North of Bayard, Iowa 25 crosses into Greene County, the final county through which it passes. The highway heads due north through farmland, passing a few houses along the way to Scranton. Just south of Scranton, it picks up the Lincoln Highway Heritage Byway, a designation it carries to its end. The route goes through the west side of Scranton and continues north to its endpoint at US 30. North of US 30, the roadway becomes County Road N65 (CR N65), which carries the Lincoln Highway Heritage Byway.

==History==
The original Primary Road No. 25 was designated with the rest of the Iowa Primary Highway System in 1920. It spanned 20 mi from Adel to Winterset. This designation only lasted a few years; it was absorbed by Primary Road No. 16 in 1926. When the Adel–to–Winterset route changed numbers in 1926, it was not paved at all, but the segment in Madison County was graded, the first step in becoming a paved road.

The second iteration of Iowa 25 was created in 1925 during the time when the Iowa State Highway Commission was designating the new U.S. Highway System on the state's primary road network. In order to avoid driver confusion, the commission reorganized various route numbers to simplify the system and to remove any duplicated numbers, i.e.
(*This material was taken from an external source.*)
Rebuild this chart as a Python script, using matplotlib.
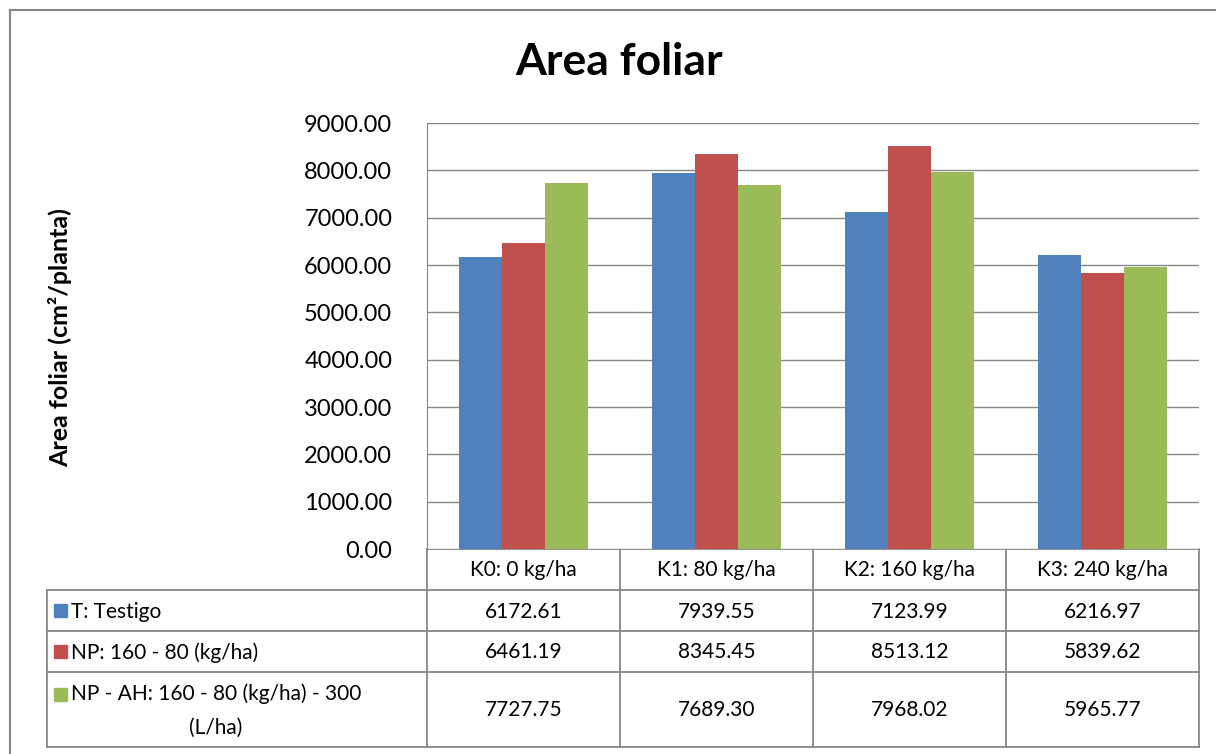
import matplotlib
matplotlib.use("Agg")
import matplotlib.pyplot as plt
from matplotlib.lines import Line2D
from matplotlib.patches import Rectangle

title = "Area foliar"
ylabel = "Area foliar (cm²/planta)"
categories = ["K0: 0 kg/ha", "K1: 80 kg/ha", "K2: 160 kg/ha", "K3: 240 kg/ha"]
series_names = ["T: Testigo", "NP: 160 - 80 (kg/ha)", "NP - AH: 160 - 80 (kg/ha) - 300\n(L/ha)"]
testigo = [6172.61, 7939.55, 7123.99, 6216.97]
np_vals = [6461.19, 8345.45, 8513.12, 5839.62]
np_ah = [7727.75, 7689.30, 7968.02, 5965.77]
yticks = [0, 1000, 2000, 3000, 4000, 5000, 6000, 7000, 8000, 9000]

colors = ["#4F81BD", "#C0504D", "#9BBB59"]
series = [testigo, np_vals, np_ah]
grid_c = "#868686"
FONT = "Lato"
TFS = 15

W, H = 1216, 754
fig = plt.figure(figsize=(W / 100, H / 100), dpi=100)
fig.patch.set_facecolor("white")

# plot area in pixel coords
L, R, T, B = 427, 1199, 123, 549
ax = fig.add_axes([L / W, 1 - B / H, (R - L) / W, (B - T) / H])
n = len(categories)
bw = 0.223
for i, (vals, c) in enumerate(zip(series, colors)):
    xs = [k + (i - 1) * bw for k in range(n)]
    ax.bar(xs, vals, width=bw, color=c, zorder=3)
ax.set_xlim(-0.5, n - 0.5)
ax.set_ylim(0, 9000)
ax.set_yticks(yticks)
ax.set_yticklabels([f"{v:.2f}" for v in yticks], fontsize=17, family=FONT)
ax.tick_params(axis="y", length=0, pad=25)
ax.set_xticks([])
ax.yaxis.grid(True, color=grid_c, linewidth=1, zorder=0)
for s in ["top", "right", "bottom"]:
    ax.spines[s].set_visible(False)
ax.spines["left"].set_color(grid_c)

# overlay for table, title, border
ov = fig.add_axes([0, 0, 1, 1], zorder=-1)
ov.set_xlim(0, W)
ov.set_ylim(H, 0)
ov.axis("off")

# outer chart border
ov.add_line(Line2D([10, 10], [10, H + 5], color=grid_c, lw=1.5))
ov.add_line(Line2D([10, W + 5], [10, 10], color=grid_c, lw=1.5))

ov.text(619, 62, title, ha="center", va="center", fontsize=32, fontweight="bold", family=FONT)
ov.text(60, 338, ylabel, ha="center", va="center", rotation=90, fontsize=18,
        fontweight="bold", family=FONT)

# table
colw = (R - L) / n
row_edges = [549, 590, 631, 672, 747]
TL = 47
tl = dict(color=grid_c, lw=1.3)
ov.add_line(Line2D([L, R], [549, 549], **tl))
for k in range(n + 1):
    ov.add_line(Line2D([L + k * colw] * 2, [549, 747], **tl))
for y in row_edges[1:]:
    ov.add_line(Line2D([TL, R], [y, y], **tl))
ov.add_line(Line2D([TL, TL], [590, 747], **tl))

for k, cat in enumerate(categories):
    ov.text(L + (k + 0.5) * colw, 570, cat, ha="center", va="center", fontsize=TFS, family=FONT)

for r, (name, vals, c) in enumerate(zip(series_names, series, colors)):
    yc = (row_edges[r + 1] + row_edges[r + 2]) / 2
    ysq = yc if r < 2 else 694
    ov.add_patch(Rectangle((54, ysq - 6.5), 13, 13, color=c))
    ov.text(71, yc + 1, name, ha="left", va="center", fontsize=TFS, family=FONT,
            multialignment="center", linespacing=1.9)
    for k, v in enumerate(vals):
        ov.text(L + (k + 0.5) * colw, yc + 1, f"{v:.2f}", ha="center", va="center",
                fontsize=TFS, family=FONT)

fig.savefig("out.png", dpi=100)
US 30 and Primary Road No. 30. Iowa 25 was allocated along a section of former Primary Road No. 16 from Scranton to Creston. Iowa 16 was rerouted to the east, absorbing all of the previous incarnation of Primary Road No. 25.
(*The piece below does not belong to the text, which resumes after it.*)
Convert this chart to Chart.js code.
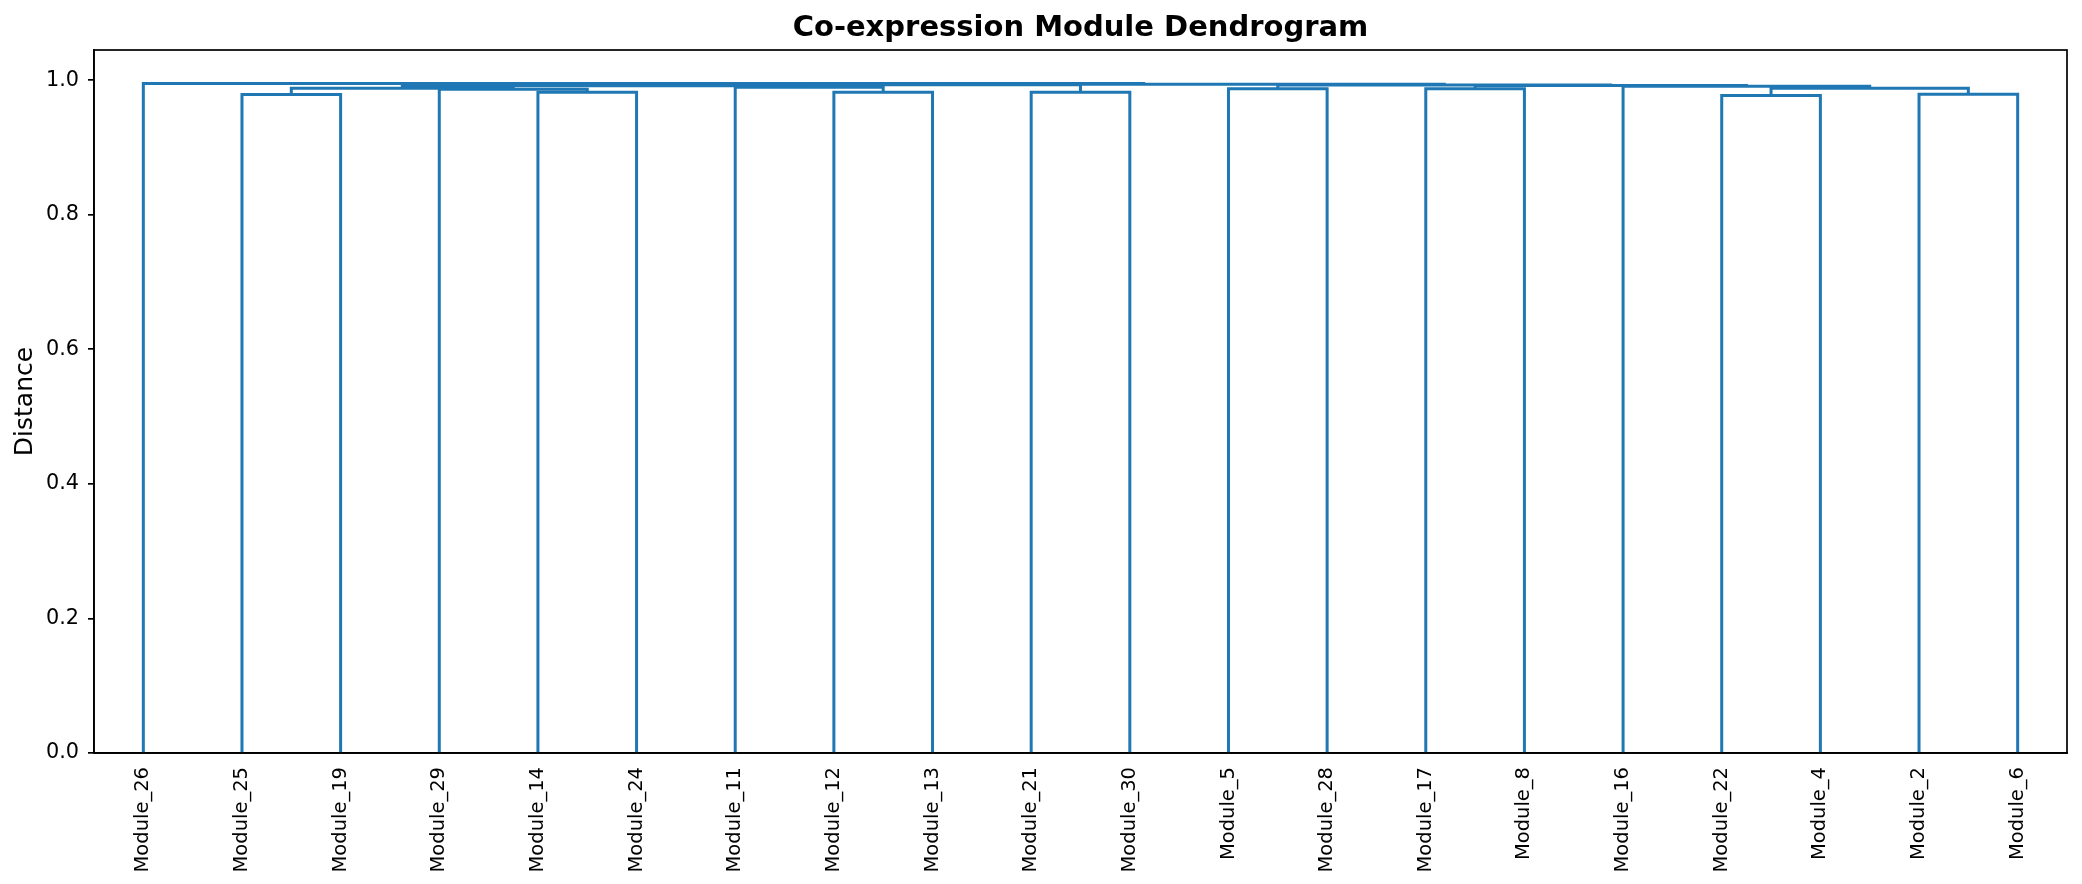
<!DOCTYPE html>
<html>
<head>
<meta charset="utf-8">
<script src="https://cdn.jsdelivr.net/npm/chart.js@4.4.0/dist/chart.umd.min.js"></script>
<style>
  html, body { margin: 0; padding: 0; background: #fff; }
  canvas { display: block; }
</style>
</head>
<body>
<canvas id="dendro" width="2082" height="884"></canvas>
<script>
// leaves in the order they appear along the x axis
const leafLabels = [
  "Module_26", "Module_25", "Module_19", "Module_29", "Module_14",
  "Module_24", "Module_11", "Module_12", "Module_13", "Module_21",
  "Module_30", "Module_5", "Module_28", "Module_17", "Module_8",
  "Module_16", "Module_22", "Module_4", "Module_2", "Module_6"
];

// linkage: merge k creates node 20 + k from linkLeft[k] and linkRight[k]
const linkLeft   = [16, 1, 18, 4, 7, 9, 3, 13, 11, 21, 20, 6, 15, 29, 27, 33, 28, 35, 0];
const linkRight  = [17, 2, 19, 5, 8, 10, 23, 14, 12, 26, 22, 24, 30, 31, 32, 25, 34, 36, 37];
const linkHeight = [0.9773, 0.9788, 0.9790, 0.9822, 0.9820, 0.9820, 0.9866, 0.9871, 0.9874,
                    0.9881, 0.9880, 0.9896, 0.9910, 0.9918, 0.9920, 0.9931, 0.9930, 0.9938, 0.9951];

const yTicks = [0, 0.2, 0.4, 0.6, 0.8, 1.0];

const lineColor = "#1f77b4";
const font = "'DejaVu Sans', sans-serif";

// node positions (scipy style: leaves at 5, 15, 25, ...)
const nodeX = leafLabels.map((_, i) => i * 10 + 5);
const nodeY = leafLabels.map(() => 0);
const datasets = [];
linkLeft.forEach((l, k) => {
  const r = linkRight[k];
  const h = linkHeight[k];
  datasets.push({
    data: [
      { x: nodeX[l], y: nodeY[l] },
      { x: nodeX[l], y: h },
      { x: nodeX[r], y: h },
      { x: nodeX[r], y: nodeY[r] }
    ],
    borderColor: lineColor,
    borderWidth: 3,
    showLine: true,
    pointRadius: 0,
    tension: 0,
    fill: false
  });
  nodeX.push((nodeX[l] + nodeX[r]) / 2);
  nodeY.push(h);
});

const yMax = Math.max(...linkHeight) * 1.05;

// box round the plot + title centred on the axes
const framePlugin = {
  id: "frame",
  afterDraw(chart) {
    const { ctx, chartArea: a } = chart;
    ctx.save();
    ctx.strokeStyle = "#000";
    ctx.lineWidth = 1.7;
    ctx.strokeRect(a.left, a.top, a.right - a.left, a.bottom - a.top);
    ctx.fillStyle = "#000";
    ctx.font = "bold 29px " + font;
    ctx.textAlign = "center";
    ctx.textBaseline = "middle";
    ctx.fillText("Co-expression Module Dendrogram", (a.left + a.right) / 2, 28);
    ctx.restore();
  }
};

new Chart(document.getElementById("dendro"), {
  type: "scatter",
  data: { datasets },
  options: {
    responsive: false,
    animation: false,
    devicePixelRatio: 1,
    layout: { padding: { top: 50, right: 15, left: 0, bottom: 0 } },
    plugins: {
      legend: { display: false },
      tooltip: { enabled: false }
    },
    scales: {
      x: {
        type: "linear",
        min: 0,
        max: leafLabels.length * 10,
        grid: { display: false, drawTicks: false },
        border: { display: true, color: "#000", width: 1.7 },
        afterBuildTicks: (scale) => {
          scale.ticks = leafLabels.map((_, i) => ({ value: i * 10 + 5 }));
        },
        afterFit: (scale) => { scale.height = 131; },
        ticks: {
          autoSkip: false,
          minRotation: 90,
          maxRotation: 90,
          padding: 14,
          color: "#000",
          font: { family: font, size: 19.5 },
          callback: (v) => leafLabels[Math.round((v - 5) / 10)]
        }
      },
      y: {
        min: 0,
        max: yMax,
        grid: { drawOnChartArea: false, drawTicks: true, tickLength: 6, color: "#000", lineWidth: 1.7 },
        border: { display: true, color: "#000", width: 1.7 },
        afterBuildTicks: (scale) => {
          scale.ticks = yTicks.map((v) => ({ value: v }));
        },
        afterFit: (scale) => { scale.width = 94; },
        title: {
          display: true,
          text: "Distance",
          color: "#000",
          font: { family: font, size: 25 },
          padding: { top: 10, bottom: 0 }
        },
        ticks: {
          padding: 9,
          color: "#000",
          font: { family: font, size: 20.8 },
          callback: (v) => v.toFixed(1)
        }
      }
    }
  },
  plugins: [framePlugin]
});
</script>
</body>
</html>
A few years later, the highway commission created Iowa 184, which ran from US 34 south to Blockton. In early 1933, Iowa 25 was extended southward along US 34 and absorbed all of Iowa 184. In 1938, it was extended an additional 4 mi to the Missouri state line. Iowa 357 was created as a short spur route into Blockton.
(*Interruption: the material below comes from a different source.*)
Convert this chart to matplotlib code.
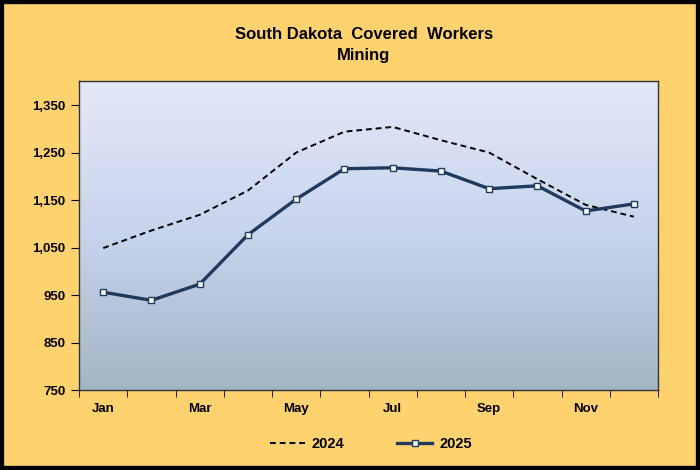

Iowa 25 stayed largely the same for over 40 years. By 1980, it was truncated at County Road J55 (formerly Iowa 357) near Blockton. Two years later, it trimmed back to its northern junction with Iowa 2, where it remains today.

==Major intersections==

| County | Location | mi | km | Destinations | Notes |
| Taylor–Ringgold county line | Gay–Benton township line | 0.000 | 0.000 | Iowa 2 – Mount Ayr, Bedford |  |
| Adams–Union county line | Grant–Platte township line | 18.421 | 29.646 | US 34 west – Corning | Southern end of US 34 overlap |
| Union | Creston | 26.067 | 41.951 | US 34 east (Taylor Street) / Mormon Pioneer National Historic Trail – Osceola | Northern end of US 34 overlap |
| Adair | Greenfield | 47.619 | 76.635 | Iowa 92 / Mormon Pioneer National Historic Trail – Fontanelle, Winterset |  |
| Jefferson Township | 60.915 | 98.033 | I-80 / US 6 – Des Moines, Council Bluffs |  |
| Guthrie | Guthrie Center | 75.560 | 121.602 | Iowa 44 (State Street) – Panora, Hamlin |  |
| Dodge Township | 87.580 | 140.946 | Iowa 141 east – Bayard | Southern end of Iowa 141 overlap |
| Bayard | 90.592 | 145.794 | Iowa 141 west – Coon Rapids | Northern end of Iowa 141 overlap |
| Greene | Scranton Township | 103.419 | 166.437 | US 30 / CR N65 – Jefferson, Carroll |  |
1.000 mi = 1.609 km; 1.000 km = 0.621 mi Concurrency terminus;

==Related routes==
- Iowa 184 was the 27 mi route that connected Blockton to US 34. It was designated in 1931 and absorbed into Iowa 25 two years later.
- Iowa 357 was a short spur that entered Blockton after Iowa 25 was extended to the Missouri state line in 1938. It was turned over to Taylor County in 1964.